STATED TASK: Reproduce nothing but the lines from the start of the material through the line that includes "const BIN_WIDTH = 5;", both ends included, and omit every picture.
══════════════════════════════
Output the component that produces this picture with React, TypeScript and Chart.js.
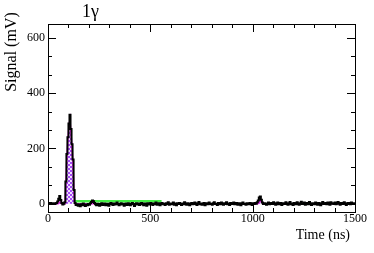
import React, { useEffect, useRef } from "react";
import { Chart, registerables } from "chart.js";

Chart.register(...registerables);

const TITLE = "1γ";
const X_TITLE = "Time (ns)";
const Y_TITLE = "Signal (mV)";
const X_MIN = 0;
const X_MAX = 1500;
const Y_MIN = -30;
const Y_MAX = 650;
const BIN_WIDTH = 5;

// Measured waveform (black histogram), 5 ns bins from 0 to 1500 ns
const signal: number[] = [
  2, 0, 3, 1, -1, 2, 0, 1, 3, 8, 18, 28, 13, 3, -3, 0, 5, 80, 180, 240,
  290, 322, 270, 215, 160, 50, 3, -5, -2, -7, -3, -9, -2, -6, 1, -4, -8, -3, -6, -1,
  -4, 2, 6, 12, 9, 3, -2, -6, 0, -3, -7, -1, 2, -5, -2, 1, -6, -3, 0, -7,
  -2, 3, -1, -5, 1, -3, 0, 4, -2, -6, -1, 2, -3, 0, -7, -2, 1, -5, 2, -1,
  -6, 0, 3, -2, -8, -1, 2, -3, 1, -5, 0, 3, -2, -6, 1, -1, -7, 2, -3, 0,
  3, -2, -5, 1, -1, 4, -4, 0, 2, -6, -1, 3, -2, 0, -5, 2, -1, 5, -4, 1,
  -2, 0, 4, -4, 1, -6, 2, -1, 3, 0, -5, 1, -2, 5, -1, -4, 2, 0, -6, 1,
  3, -2, 0, 4, -1, -5, 2, 6, -2, 1, -4, 0, 3, -6, 1, 2, -2, 4, -1, 0,
  -4, 2, 5, -1, 0, -5, 3, 1, -2, 4, 0, -4, 2, -1, 5, -2, 1, -5, 3, 0,
  -1, 4, -2, 1, 3, -4, 0, 2, -6, 1, 4, -1, 0, -4, 2, 1, -2, 3, 0, -5,
  2, -1, 3, 0, 5, 12, 22, 26, 14, 4, -1, 2, 0, -4, 1, 4, -2, 0, 3, -1,
  5, 2, -4, 1, 4, -2, 0, 3, -5, 1, 2, -1, 5, 0, -4, 2, 6, -2, 1, -5,
  3, 0, -2, 5, 1, -4, 2, 7, -1, 0, 4, -4, 1, 3, -2, 6, 0, -5, 2, 1,
  -2, 4, 0, -4, 3, 1, -6, 2, 6, -1, 0, 3, -2, 4, 1, -4, 5, 0, 2, -1,
  4, -2, 1, 6, 0, -4, 3, 1, -1, 5, 2, -5, 0, 3, 1, -2, 4, 0, 2, -1,
];

// Fitted pulse (magenta, hatched)
const fitTimes: number[] = [0, 50, 55, 60, 65, 83, 87, 92, 97, 102, 107, 112, 117, 122, 127, 131, 1025, 1033, 1038, 1043, 1050, 1500];
const fitValues: number[] = [0, 0, 4, 7, 0, 0, 65, 165, 230, 280, 305, 260, 205, 145, 40, 0, 0, 6, 10, 6, 0, 0];

// Baseline estimate (green)
const baseTimes: number[] = [125, 555];
const baseValues: number[] = [9, 9];

export default function App() {
  const ref = useRef<HTMLCanvasElement | null>(null);

  useEffect(() => {
    const canvas = ref.current;
    if (!canvas) return;

    const pc = document.createElement("canvas");
    pc.width = 4;
    pc.height = 4;
    const pctx = pc.getContext("2d")!;
    pctx.fillStyle = "#f2dcff";
    pctx.fillRect(0, 0, 4, 4);
    pctx.fillStyle = "#a54cf5";
    pctx.fillRect(0, 0, 2, 2);
    pctx.fillRect(2, 2, 2, 2);
    const hatch = pctx.createPattern(pc, "repeat")!;

    const signalPts = signal.map((v, i) => ({ x: i * BIN_WIDTH + BIN_WIDTH / 2, y: v }));
    const fitPts = fitTimes.map((t, i) => ({ x: t, y: fitValues[i] }));
    const basePts = baseTimes.map((t, i) => ({ x: t, y: baseValues[i] }));

    const serif = "'Liberation Serif', 'Times New Roman', serif";

    const isMajor = (v: number, m: number) => Math.abs(v / m - Math.round(v / m)) < 1e-6;

    const framePlugin = {
      id: "rootFrame",
      afterDatasetsDraw(chart: any) {
        const { ctx, chartArea: a, scales } = chart;
        ctx.save();
        ctx.strokeStyle = "#000";
        ctx.lineWidth = 1;
        ctx.strokeRect(Math.round(a.left) + 0.5, Math.round(a.top) + 0.5, Math.round(a.right - a.left), Math.round(a.bottom - a.top));
        ctx.beginPath();
        for (const t of scales.x.ticks) {
          const px = Math.round(scales.x.getPixelForValue(t.value)) + 0.5;
          const len = isMajor(t.value, 500) ? 8 : 4;
          ctx.moveTo(px, a.bottom);
          ctx.lineTo(px, a.bottom - len);
          ctx.moveTo(px, a.top);
          ctx.lineTo(px, a.top + len);
        }
        for (const t of scales.y.ticks) {
          const py = Math.round(scales.y.getPixelForValue(t.value)) + 0.5;
          const len = isMajor(t.value, 200) ? 8 : 4;
          ctx.moveTo(a.left, py);
          ctx.lineTo(a.left + len, py);
          ctx.moveTo(a.right, py);
          ctx.lineTo(a.right - len, py);
        }
        ctx.stroke();
        ctx.fillStyle = "#000";
        ctx.font = `18px ${serif}`;
        ctx.textAlign = "left";
        ctx.textBaseline = "alphabetic";
        ctx.fillText(TITLE, 82, 17);
        ctx.font = `14px ${serif}`;
        ctx.textAlign = "right";
        ctx.textBaseline = "middle";
        ctx.fillText(X_TITLE, a.right - 5, 235);
        ctx.save();
        ctx.translate(12, 52);
        ctx.rotate(-Math.PI / 2);
        ctx.font = `16px ${serif}`;
        ctx.textAlign = "center";
        ctx.fillText(Y_TITLE, 0, 0);
        ctx.restore();
        ctx.restore();
      },
    };

    const chart = new Chart(canvas, {
      type: "line",
      data: {
        datasets: [
          {
            data: signalPts,
            borderColor: "#000",
            borderWidth: 2,
            pointRadius: 0,
            stepped: "middle",
            fill: false,
          },
          {
            data: fitPts,
            borderColor: "#e020e0",
            borderWidth: 1.5,
            pointRadius: 0,
            fill: "origin",
            backgroundColor: hatch,
            tension: 0,
          },
          {
            data: basePts,
            borderColor: "#44ee44",
            borderWidth: 2.5,
            pointRadius: 0,
            fill: false,
          },
        ],
      },
      options: {
        responsive: false,
        animation: false,
        events: [],
        layout: { padding: { top: 24, right: 19, left: 0, bottom: 0 } },
        plugins: { legend: { display: false }, tooltip: { enabled: false }, title: { display: false } },
        scales: {
          x: {
            type: "linear",
            min: X_MIN,
            max: X_MAX,
            afterFit: (s: any) => { s.height = 41; },
            grid: { display: false, drawTicks: false },
            border: { display: false },
            ticks: {
              stepSize: 100,
              maxTicksLimit: 20,
              autoSkip: false,
              includeBounds: false,
              maxRotation: 0,
              padding: 0,
              color: "#000",
              font: { family: serif, size: 12 },
              callback: (v: any) => (isMajor(Number(v), 500) ? String(Math.round(Number(v))) : ""),
            },
          },
          y: {
            type: "linear",
            min: Y_MIN,
            max: Y_MAX,
            afterFit: (s: any) => { s.width = 48; },
            grid: { display: false, drawTicks: false },
            border: { display: false },
            ticks: {
              stepSize: 200 / 3,
              maxTicksLimit: 20,
              autoSkip: false,
              includeBounds: false,
              padding: 3,
              color: "#000",
              font: { family: serif, size: 12 },
              callback: (v: any) => (isMajor(Number(v), 200) ? String(Math.round(Number(v))) : ""),
            },
          },
        },
      },
      plugins: [framePlugin],
    });

    return () => chart.destroy();
  }, []);

  return (
    <div style={{ position: "absolute", left: 0, top: 0, width: 374, height: 253, background: "#fff" }}>
      <canvas ref={ref} width={374} height={253} />
    </div>
  );
}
══════════════════════════════
SOLUTION BELOW:
Output the component that produces this picture with React, TypeScript and Chart.js.
import React, { useEffect, useRef } from "react";
import { Chart, registerables } from "chart.js";

Chart.register(...registerables);

const TITLE = "1γ";
const X_TITLE = "Time (ns)";
const Y_TITLE = "Signal (mV)";
const X_MIN = 0;
const X_MAX = 1500;
const Y_MIN = -30;
const Y_MAX = 650;
const BIN_WIDTH = 5;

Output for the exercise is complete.